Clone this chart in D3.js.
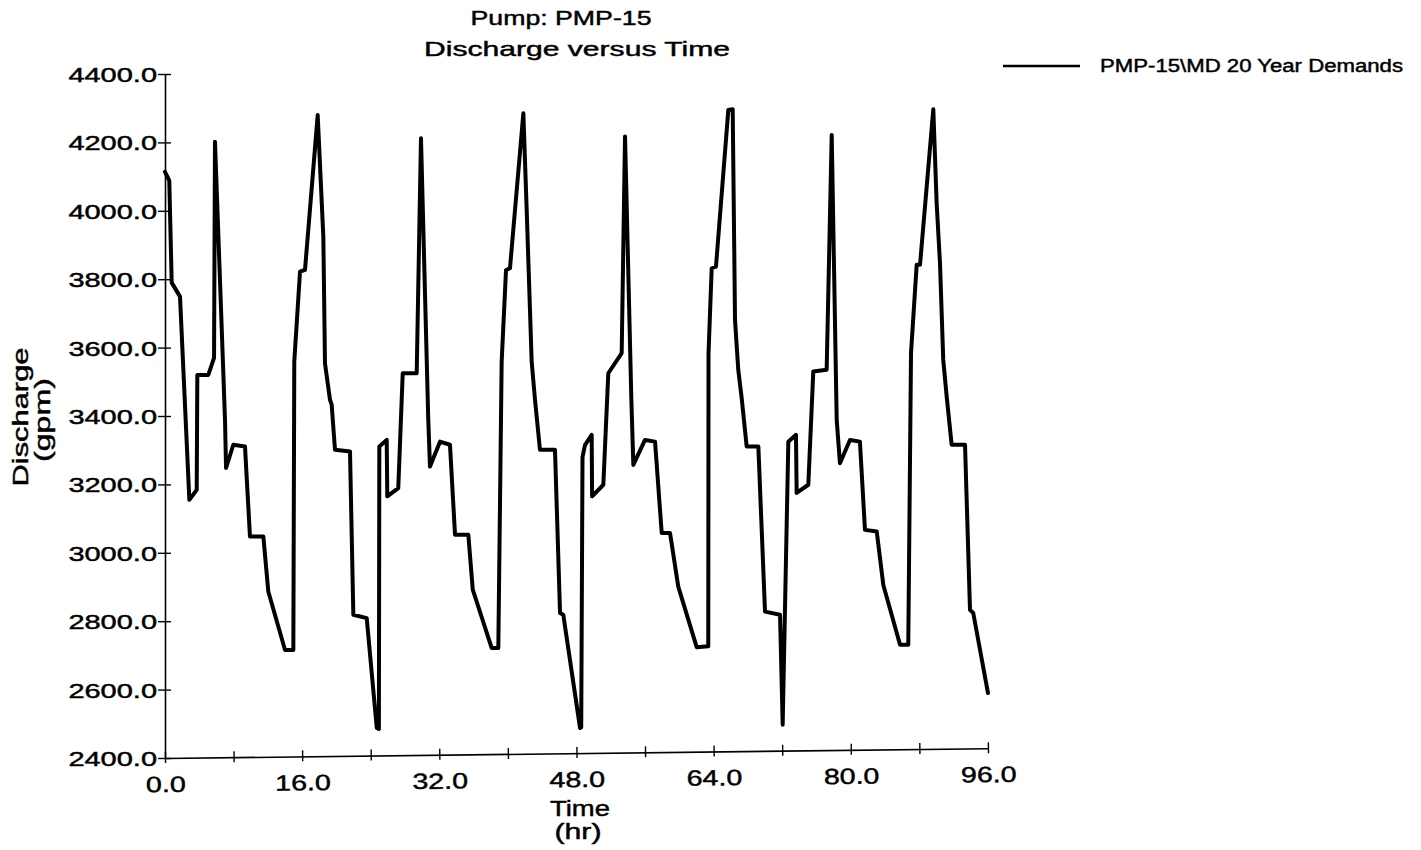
<!DOCTYPE html>
<html>
<head>
<meta charset="utf-8">
<script src="https://cdn.jsdelivr.net/npm/d3@7"></script>
<style>
  html, body { margin: 0; padding: 0; background: #fff; }
  svg { display: block; }
  text { font-family: "Liberation Sans", Arial, sans-serif; fill: #000; stroke: #000; stroke-width: 0.45px; }
</style>
</head>
<body>
<svg id="chart" width="1421" height="850"></svg>
<script>
// ---- data ----
const titleLines = ["Pump: PMP-15", "Discharge versus Time"];
const seriesName = "PMP-15\\MD 20 Year Demands";
const xTitle = ["Time", "(hr)"];
const yTitle = ["Discharge", "(gpm)"];
const yTickValues = [2400, 2600, 2800, 3000, 3200, 3400, 3600, 3800, 4000, 4200, 4400];
const xTickValues = [0, 8, 16, 24, 32, 40, 48, 56, 64, 72, 80, 88, 96];
const xLabelValues = [0, 16, 32, 48, 64, 80, 96];

const times = [
  0.00, 0.50, 0.78, 1.75, 2.84, 3.70, 3.77, 5.05, 5.72, 5.83, 7.00, 7.12,
  7.97, 9.33, 9.91, 11.47, 12.05, 14.00, 14.97, 15.08, 15.75, 16.33, 17.81,
  18.47, 18.66, 19.25, 19.44, 19.83, 21.58, 21.97, 23.53, 24.70, 24.95, 25.00,
  25.86, 25.93, 27.21, 27.73, 29.36, 29.86, 30.71, 30.91, 32.08, 33.24, 33.83,
  35.38, 35.90, 38.10, 38.88, 39.27, 39.78, 40.24, 41.80, 42.19, 42.77, 43.16,
  43.74, 45.49, 46.08, 46.46, 48.41, 48.55, 48.70, 48.99, 49.77, 49.82, 51.13,
  51.71, 53.27, 53.66, 54.40, 54.63, 55.99, 57.16, 57.94, 58.91, 59.87, 62.02,
  63.37, 63.40, 63.77, 64.27, 65.71, 66.22, 66.49, 66.87, 67.27, 67.85, 69.21,
  69.99, 71.74, 72.05, 72.71, 73.60, 73.68, 75.04, 75.62, 77.18, 77.77, 78.35,
  78.73, 79.90, 81.06, 81.65, 83.02, 83.79, 85.74, 86.70, 87.02, 87.68, 88.07,
  89.62, 90.01, 90.40, 90.78, 91.18, 91.76, 93.32, 93.90, 94.28, 96.00
];
const discharge = [
  4114, 4088, 3790, 3749, 3155, 3184, 3520, 3520, 3570, 4202, 3389, 3248,
  3316, 3311, 3048, 3048, 2887, 2716, 2716, 3559, 3822, 3827, 4280,
  3924, 3554, 3447, 3433, 3301, 3296, 2819, 2809, 2488, 2485, 3311,
  3330, 3165, 3189, 3525, 3525, 4212, 3389, 3252, 3325, 3316, 3053,
  3053, 2892, 2722, 2722, 3559, 3827, 3832, 4285, 4002, 3559, 3447,
  3301, 3301, 2824, 2819, 2488, 2490, 3280, 3315, 3345, 3165, 3199,
  3525, 3584, 4217, 3447, 3257, 3330, 3325, 3058, 3058, 2901, 2724,
  2727, 3584, 3832, 3837, 4295, 4297, 3681, 3535, 3452, 3311, 3311,
  2828, 2819, 2497, 3325, 3345, 3175, 3199, 3530, 3535, 4222, 3389,
  3262, 3330, 3325, 3067, 3062, 2906, 2731, 2731, 3584, 3842, 3842,
  4297, 4022, 3847, 3564, 3457, 3316, 3316, 2833, 2824, 2590
];

// ---- chart ----
const svg = d3.select("#chart");
const x = d3.scaleLinear().domain([0, 96]).range([165, 988]);
const y = d3.scaleLinear().domain([2400, 4400]).range([758, 74]);

function stretch(sel, sx) {
  sel.each(function () {
    const t = d3.select(this);
    const tx = +t.attr("x") || 0;
    const ty = +t.attr("y") || 0;
    t.attr("x", 0).attr("y", 0)
     .attr("transform", `translate(${tx},${ty}) scale(${sx},1)`);
  });
}

// Y axis
const yAxis = svg.append("g")
  .attr("transform", "translate(165,0)")
  .call(d3.axisLeft(y).tickValues(yTickValues).tickFormat(d3.format(".1f"))
        .tickSizeInner(7).tickSizeOuter(0).tickPadding(1));
yAxis.select(".domain").attr("stroke", "#000").attr("stroke-width", 1.6);
yAxis.selectAll(".tick line").attr("x1", 6).attr("stroke", "#000").attr("stroke-width", 1.4);
yAxis.selectAll(".tick text").attr("font-size", 21).attr("font-family", "Liberation Sans, Arial, sans-serif")
  .attr("fill", "#000").attr("dy", null).attr("y", 7.5);
stretch(yAxis.selectAll(".tick text"), 1.38);

// X axis (slightly tilted like the scanned original)
const xAxis = svg.append("g")
  .attr("transform", "translate(165,758) rotate(-0.68) translate(-165,0)")
  .call(d3.axisBottom(x).tickValues(xTickValues)
        .tickFormat(d => xLabelValues.includes(d) ? d3.format(".1f")(d) : "")
        .tickSizeInner(5).tickSizeOuter(0).tickPadding(0));
xAxis.select(".domain").attr("stroke", "#000").attr("stroke-width", 1.6);
xAxis.selectAll(".tick line").attr("y1", -6).attr("stroke", "#000").attr("stroke-width", 1.4);
xAxis.selectAll(".tick text").attr("font-size", 22).attr("font-family", "Liberation Sans, Arial, sans-serif")
  .attr("fill", "#000").attr("dy", null).attr("y", 34);
stretch(xAxis.selectAll(".tick text"), 1.3);

// Series line
const line = d3.line()
  .x(i => x(times[i]))
  .y(i => y(discharge[i]));
svg.append("path")
  .attr("d", line(d3.range(times.length)))
  .attr("fill", "none")
  .attr("stroke", "#000")
  .attr("stroke-width", 4)
  .attr("stroke-linejoin", "round")
  .attr("stroke-linecap", "round");

// Titles
function addText(str, cx, by, size, width, anchor, rot) {
  const t = svg.append("text")
    .attr("font-size", size)
    .attr("text-anchor", anchor || "middle")
    .attr("textLength", width)
    .attr("lengthAdjust", "spacingAndGlyphs")
    .text(str);
  if (rot) {
    t.attr("transform", `translate(${cx},${by}) rotate(${rot})`);
  } else {
    t.attr("x", cx).attr("y", by);
  }
  return t;
}
addText(titleLines[0], 561, 25, 21, 181);
addText(titleLines[1], 577, 56, 21, 306);

// Axis titles
addText(xTitle[0], 580, 816, 22, 60);
addText(xTitle[1], 578, 839, 22, 47);
addText(yTitle[0], 28, 417, 22, 139, "middle", -90);
addText(yTitle[1], 50, 420, 22, 84, "middle", -90);

// Legend
svg.append("line")
  .attr("x1", 1003).attr("x2", 1080).attr("y1", 66).attr("y2", 66)
  .attr("stroke", "#000").attr("stroke-width", 2.6);
addText(seriesName, 1100, 72, 18, 303, "start");
</script>
</body>
</html>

--*--

### [SET PROBLEM]
For the data above, state only how many lines include the word "this".

### [RESPONSE]
2